Pada Agustus 2018, ditemukan Firli menjemput saksi yang hendak diperiksa oleh KPK dalam kasus pengurusan Dana Insentif Daerah Kabupaten Tabanan, Bali, yaitu Wakil Ketua BPK Bahrullah Akbar.

Kala itu Firli menjemput Bahrullah di lobi Gedung KPK, lalu mengajaknya ke ruangan kerjanya di lantai 12. Pertemuan itu kemudian diketahui oleh penyidik KPK yang saat itu masuk ke dalam ruangan Firli.

Firli berkilah penjemputan itu wajar. Alasannya, BPK merupakan mitra kerja KPK. Walaupun begitu, Dewan Pengawas KPK menilai tindakan Firli melanggar kode etik, sebab yang berwenang menjemput saksi adalah penyidik.

Pada Juni 2020, Firli naik helikopter dalam kegiatan pribadinya di Baturaja, Sumatera Selatan. Akibatnya, Firli mendapat teguran ringan dan ia meminta maaf kepada masyarakat.

Firli juga terseret isu pembocoran berkas laporan kasus korupsi di lingkungan Kementerian ESDM tahun anggaran 2020-2022 pada Maret 2023. Kebocoran dokumen itu mencuat saat penyidik KPK menggeledah kantor Kementerian ESDM pada 27 Maret 2023.

Terbaru dan sedang berproses adalah kasus dugaan pemerasan Firli terhadap Syahrul Yasin Limpo (SYL) kala masih menjabat sebagai Menteri Pertanian (Mentan). Polda Metro Jaya sedang menangani perkara yang dilaporkan SYL, yang juga eks Gubernur Sulsel dua periode itu.

Foto pertemuan Firli dan SYL juga sudah menjadi konsumsi publik. Artinya, Firli tak lagi bisa mengelak atas perjumpaan dengan pihak yang sedang dilaporkan ke KPK itu. Secara prinsip, pertemuan itu diduga sangat bermasalah dan mengarah pada pelanggaran etik dan pidana.

Firli sendiri mengakui bertemu SYL pada Maret 2022. Sementara laporan dugaan korupsi di Kementan masuk sejak Februari 2020 alias sebelum pandemi Covid-19 menyerang Indonesia. Terlepas laporan mana yang menyeret SYL jadi tersangka, pertemuan dan dugaan pemerasan itu perlu disikapi secara etik dan pidana.

Deretan masalah Firli ini telah membuat sejumlah mantan penyidik idealis KPK angkat suara. Mantan penyidik senior KPK Novel Baswedan bahkan dengan tegas menyebut KPK Era Firli Bahuri yang kinerjanya paling parah sepanjang sejarah.
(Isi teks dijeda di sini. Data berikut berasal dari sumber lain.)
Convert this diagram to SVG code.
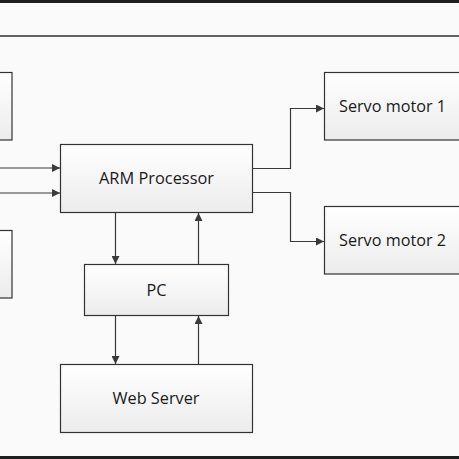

Menurutnya, Firli memenuhi unsur pidana karena melakukan pertemuan dengan pihak berperkara, dalam hal ini Syahrul Yasin Limpo. Novel merupakan salah satu persoalan lain di masa Firli. Dia dikeluarkan dari KPK pada era Firli karena tidak sejalan dengannya. Dalihnya, Novel tidak memenuhi kualifikasi tes wawasan kebangsaan (TWK).

“Firli Bahuri ini seperti benalu di KPK. Kehadirannya merusak citra KPK, mengganggu independensi KPK, dan mengobrak-abrik kerja KPK,” sesal Kurnia Ramadhana, peneliti Indonesian Corruption Watch (ICW).
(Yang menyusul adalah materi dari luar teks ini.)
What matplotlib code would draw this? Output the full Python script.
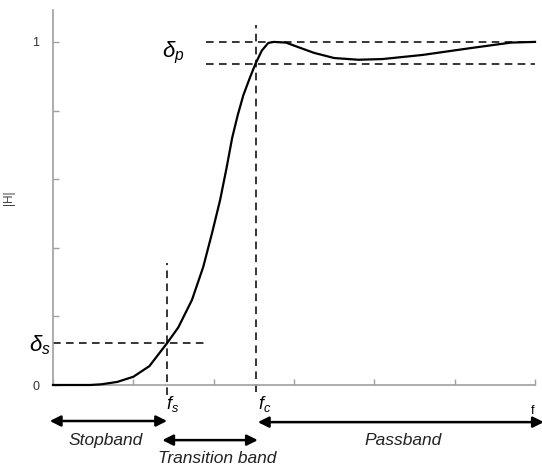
import matplotlib
matplotlib.use("Agg")
import matplotlib.pyplot as plt

plt.rcParams['font.family'] = ['Liberation Sans', 'DejaVu Sans']
plt.rcParams['mathtext.fontset'] = 'custom'
plt.rcParams['mathtext.it'] = 'Liberation Sans:italic'
plt.rcParams['mathtext.rm'] = 'Liberation Sans'

# Frequency response curve
freq = [0, 0.46, 0.6, 0.8, 1.0, 1.2, 1.42, 1.56, 1.73, 1.87, 1.98, 2.08, 2.16, 2.23, 2.3, 2.37,
        2.45, 2.52, 2.6, 2.68, 2.75, 2.9, 3.05, 3.25, 3.5, 3.8, 4.1, 4.6, 5.2, 5.7, 6.0]
mag = [0, 0, 0.002, 0.009, 0.024, 0.055, 0.122, 0.168, 0.248, 0.344, 0.443, 0.539, 0.632, 0.72, 0.787, 0.845,
       0.895, 0.936, 0.975, 0.997, 1.0, 0.998, 0.985, 0.968, 0.953, 0.948, 0.95, 0.962, 0.982, 0.998, 1.0]

f_s = 1.42
f_c = 2.53
delta_s = 0.122
delta_p_low = 0.936
delta_p_high = 1.0

yticks = [0, 0.2, 0.4, 0.6, 0.8, 1.0]
ytick_labels = ['0', '', '', '', '', '1']
xticks = [0, 1, 2, 3, 4, 5, 6]

fig = plt.figure(figsize=(5.42, 4.66), dpi=100)
ax = fig.add_axes([53/542, 1-385/466, (535-53)/542, 375/466])
ax.set_xlim(0, 6)
ax.set_ylim(0, 1.093)

for s in ['top', 'right']:
    ax.spines[s].set_visible(False)
for s in ['left', 'bottom']:
    ax.spines[s].set_color('#a0a0a0')
    ax.spines[s].set_linewidth(1.2)

ax.set_yticks(yticks)
ax.set_yticklabels(ytick_labels)
ax.set_xticks(xticks)
ax.set_xticklabels([])
ax.tick_params(direction='in', length=4, color='#a0a0a0', width=1, labelsize=9, labelcolor='#333333', pad=10)
ax.set_ylabel('|H|', fontsize=8.5, color='#444444')
ax.yaxis.set_label_coords(-0.079, 0.5)

ax.plot(freq, mag, color='black', lw=1.6, clip_on=False, zorder=3)

dash = dict(color='black', lw=1.1, linestyle=(0, (5, 3.5)), clip_on=False)
ax.plot([1.9, 6.0], [delta_p_high, delta_p_high], **dash)
ax.plot([1.9, 6.0], [delta_p_low, delta_p_low], **dash)
ax.plot([0, 1.92], [delta_s, delta_s], **dash)
ax.plot([f_s, f_s], [-0.03, 0.356], **dash)
ax.plot([f_c, f_c], [-0.02, 1.05], **dash)

ax.text(1.5, 0.968, r'$\delta_p$', fontsize=16, ha='center', va='center')
ax.text(-0.16, 0.115, r'$\delta_s$', fontsize=16, ha='center', va='center')

ax.text(f_s + 0.07, -0.055, r'$f_s$', fontsize=13, ha='center', va='center')
ax.text(f_c + 0.1, -0.055, r'$f_c$', fontsize=13, ha='center', va='center')
ax.text(5.97, -0.075, 'f', fontsize=9, ha='center', va='center')

coords = ('data', 'axes fraction')
arrowprops = dict(arrowstyle='<|-|>', color='black', lw=1.8, mutation_scale=16, shrinkA=0, shrinkB=0)
ax.annotate('', xy=(-0.04, -0.096), xytext=(1.42, -0.096), xycoords=coords, textcoords=coords,
            arrowprops=arrowprops, annotation_clip=False)
ax.annotate('', xy=(1.36, -0.147), xytext=(2.55, -0.147), xycoords=coords, textcoords=coords,
            arrowprops=arrowprops, annotation_clip=False)
ax.annotate('', xy=(2.55, -0.099), xytext=(6.11, -0.099), xycoords=coords, textcoords=coords,
            arrowprops=arrowprops, annotation_clip=False)

ax.text(0.65, -0.147, 'Stopband', transform=ax.get_xaxis_transform(), fontsize=12.5,
        style='italic', ha='center', va='center', color='#222222')
ax.text(2.04, -0.195, 'Transition band', transform=ax.get_xaxis_transform(), fontsize=12.5,
        style='italic', ha='center', va='center', color='#222222')
ax.text(4.36, -0.147, 'Passband', transform=ax.get_xaxis_transform(), fontsize=12.5,
        style='italic', ha='center', va='center', color='#222222')

fig.savefig('out.png', dpi=100)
Problem Firli lainnya adalah ditemukannya safe house yang digunakan di Jalan Kertanegara Nomor 46, Kebayoran Baru, Jakarta Selatan. Polisi menemukan rumah ini kala mengusut dugaan pemerasan Firli terhadap SYL.

Yang menarik, rumah itu itu ternyata disewa tidak langsung oleh Firli. Rumah tersebut diketahui dimiliki oleh seseorang berinisial E. Lalu disewa oleh bos tempat hiburan malam, Hotel Alexis, Alex Tirta. Artinya, Firli mendapat fasilitas dari bos THM.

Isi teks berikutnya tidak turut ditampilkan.